• **Recorded information**

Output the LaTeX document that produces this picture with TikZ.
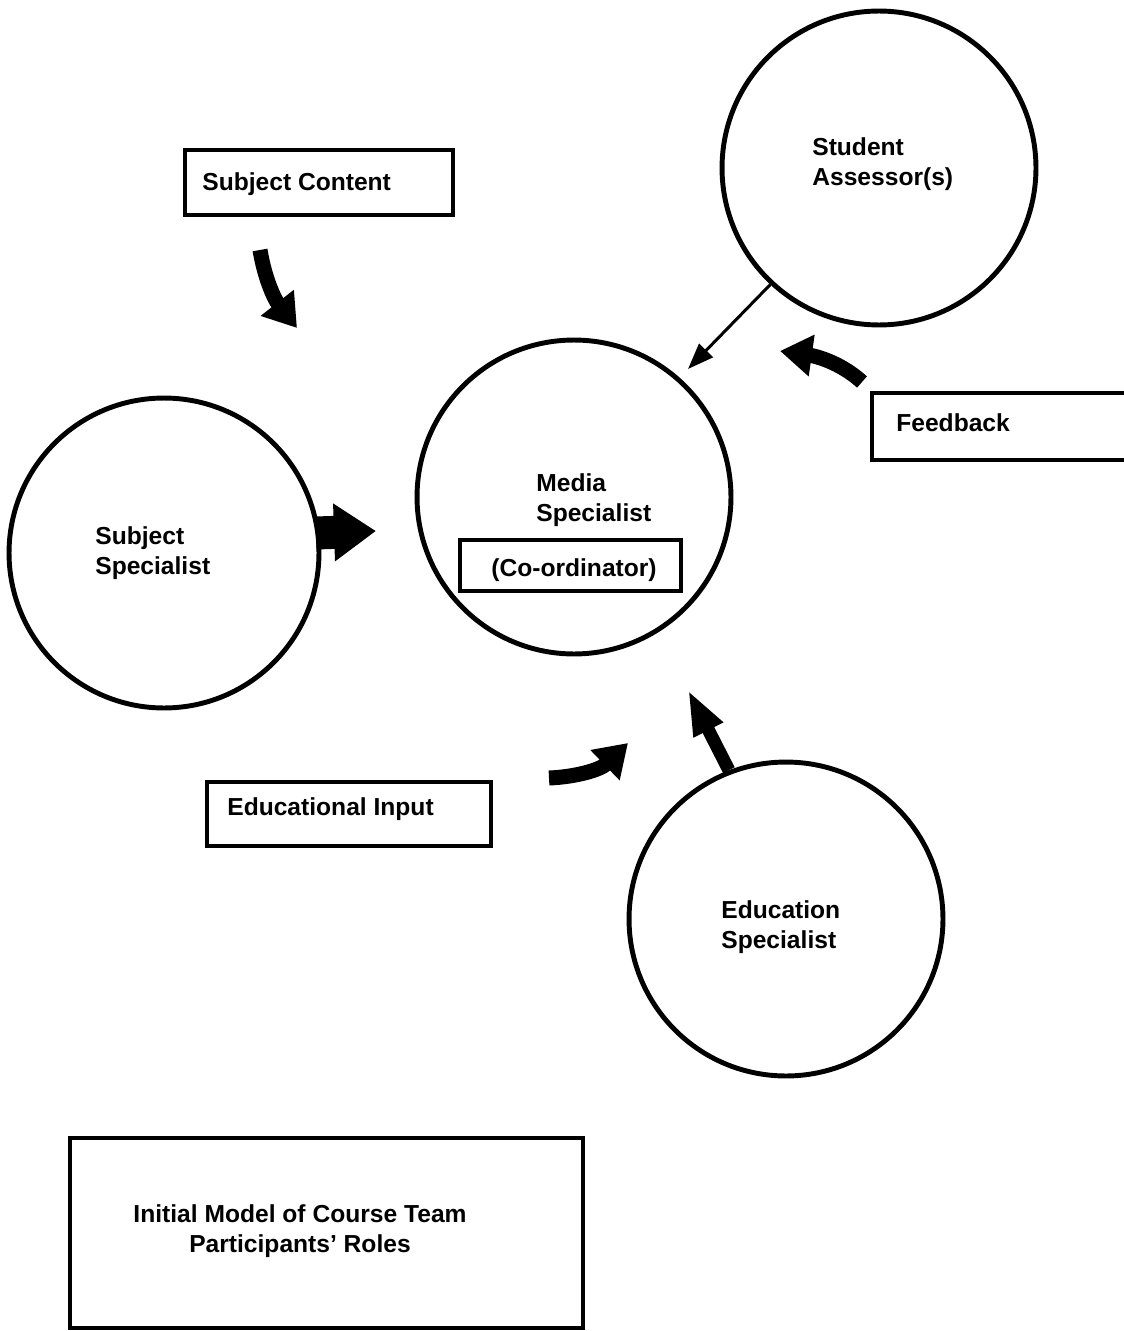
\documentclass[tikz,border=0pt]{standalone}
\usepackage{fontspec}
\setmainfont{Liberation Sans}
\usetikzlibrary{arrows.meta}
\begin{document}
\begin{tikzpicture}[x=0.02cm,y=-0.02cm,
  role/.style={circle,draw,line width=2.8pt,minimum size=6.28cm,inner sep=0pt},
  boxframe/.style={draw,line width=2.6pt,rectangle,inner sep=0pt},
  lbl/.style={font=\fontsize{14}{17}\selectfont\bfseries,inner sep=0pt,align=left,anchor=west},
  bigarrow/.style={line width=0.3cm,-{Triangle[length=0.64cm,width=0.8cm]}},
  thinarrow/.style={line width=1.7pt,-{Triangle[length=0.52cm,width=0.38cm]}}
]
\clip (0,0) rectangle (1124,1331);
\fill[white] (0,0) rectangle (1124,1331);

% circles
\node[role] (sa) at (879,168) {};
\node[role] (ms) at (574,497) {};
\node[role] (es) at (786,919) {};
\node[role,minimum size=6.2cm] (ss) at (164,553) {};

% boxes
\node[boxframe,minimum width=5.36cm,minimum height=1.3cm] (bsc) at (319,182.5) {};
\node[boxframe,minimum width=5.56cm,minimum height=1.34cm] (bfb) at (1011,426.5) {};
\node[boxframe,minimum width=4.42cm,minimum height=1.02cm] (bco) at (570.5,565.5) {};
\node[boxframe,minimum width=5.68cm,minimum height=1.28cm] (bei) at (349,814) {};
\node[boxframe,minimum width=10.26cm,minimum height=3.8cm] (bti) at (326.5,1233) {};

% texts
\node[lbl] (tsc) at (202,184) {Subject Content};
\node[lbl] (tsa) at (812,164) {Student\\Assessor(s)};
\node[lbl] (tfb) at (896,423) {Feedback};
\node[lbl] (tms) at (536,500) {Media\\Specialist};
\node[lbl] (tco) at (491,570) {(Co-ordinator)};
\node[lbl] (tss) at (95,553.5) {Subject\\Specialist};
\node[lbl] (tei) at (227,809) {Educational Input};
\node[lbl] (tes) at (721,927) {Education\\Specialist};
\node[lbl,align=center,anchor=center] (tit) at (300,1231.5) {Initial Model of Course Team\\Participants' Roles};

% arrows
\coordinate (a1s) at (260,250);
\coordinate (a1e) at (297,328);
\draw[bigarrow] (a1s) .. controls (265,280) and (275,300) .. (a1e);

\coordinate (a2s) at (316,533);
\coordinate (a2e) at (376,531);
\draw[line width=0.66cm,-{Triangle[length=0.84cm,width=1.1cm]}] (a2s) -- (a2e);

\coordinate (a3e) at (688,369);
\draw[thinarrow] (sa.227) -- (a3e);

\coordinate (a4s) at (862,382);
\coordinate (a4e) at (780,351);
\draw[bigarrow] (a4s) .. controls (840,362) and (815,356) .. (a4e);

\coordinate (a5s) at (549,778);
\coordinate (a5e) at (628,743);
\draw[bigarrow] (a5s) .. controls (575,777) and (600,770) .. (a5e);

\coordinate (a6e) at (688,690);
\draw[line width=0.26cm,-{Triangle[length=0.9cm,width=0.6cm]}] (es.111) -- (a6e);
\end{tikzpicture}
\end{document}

• **Written problem**
Omit the pictures, and quote the material above exactly as given.

• **Written solution**
Output the LaTeX document that produces this picture with TikZ.
\documentclass[tikz,border=0pt]{standalone}
\usepackage{fontspec}
\setmainfont{Liberation Sans}
\usetikzlibrary{arrows.meta}
\begin{document}
\begin{tikzpicture}[x=0.02cm,y=-0.02cm,
  role/.style={circle,draw,line width=2.8pt,minimum size=6.28cm,inner sep=0pt},
  boxframe/.style={draw,line width=2.6pt,rectangle,inner sep=0pt},
  lbl/.style={font=\fontsize{14}{17}\selectfont\bfseries,inner sep=0pt,align=left,anchor=west},
  bigarrow/.style={line width=0.3cm,-{Triangle[length=0.64cm,width=0.8cm]}},
  thinarrow/.style={line width=1.7pt,-{Triangle[length=0.52cm,width=0.38cm]}}
]
\clip (0,0) rectangle (1124,1331);
\fill[white] (0,0) rectangle (1124,1331);

% circles
\node[role] (sa) at (879,168) {};
\node[role] (ms) at (574,497) {};
\node[role] (es) at (786,919) {};
\node[role,minimum size=6.2cm] (ss) at (164,553) {};

% boxes
\node[boxframe,minimum width=5.36cm,minimum height=1.3cm] (bsc) at (319,182.5) {};
\node[boxframe,minimum width=5.56cm,minimum height=1.34cm] (bfb) at (1011,426.5) {};
\node[boxframe,minimum width=4.42cm,minimum height=1.02cm] (bco) at (570.5,565.5) {};
\node[boxframe,minimum width=5.68cm,minimum height=1.28cm] (bei) at (349,814) {};
\node[boxframe,minimum width=10.26cm,minimum height=3.8cm] (bti) at (326.5,1233) {};

% texts
\node[lbl] (tsc) at (202,184) {Subject Content};
\node[lbl] (tsa) at (812,164) {Student\\Assessor(s)};
\node[lbl] (tfb) at (896,423) {Feedback};
\node[lbl] (tms) at (536,500) {Media\\Specialist};
\node[lbl] (tco) at (491,570) {(Co-ordinator)};
\node[lbl] (tss) at (95,553.5) {Subject\\Specialist};
\node[lbl] (tei) at (227,809) {Educational Input};
\node[lbl] (tes) at (721,927) {Education\\Specialist};
\node[lbl,align=center,anchor=center] (tit) at (300,1231.5) {Initial Model of Course Team\\Participants' Roles};

% arrows
\coordinate (a1s) at (260,250);
\coordinate (a1e) at (297,328);
\draw[bigarrow] (a1s) .. controls (265,280) and (275,300) .. (a1e);

\coordinate (a2s) at (316,533);
\coordinate (a2e) at (376,531);
\draw[line width=0.66cm,-{Triangle[length=0.84cm,width=1.1cm]}] (a2s) -- (a2e);

\coordinate (a3e) at (688,369);
\draw[thinarrow] (sa.227) -- (a3e);

\coordinate (a4s) at (862,382);
\coordinate (a4e) at (780,351);
\draw[bigarrow] (a4s) .. controls (840,362) and (815,356) .. (a4e);

\coordinate (a5s) at (549,778);
\coordinate (a5e) at (628,743);
\draw[bigarrow] (a5s) .. controls (575,777) and (600,770) .. (a5e);

\coordinate (a6e) at (688,690);
\draw[line width=0.26cm,-{Triangle[length=0.9cm,width=0.6cm]}] (es.111) -- (a6e);
\end{tikzpicture}
\end{document}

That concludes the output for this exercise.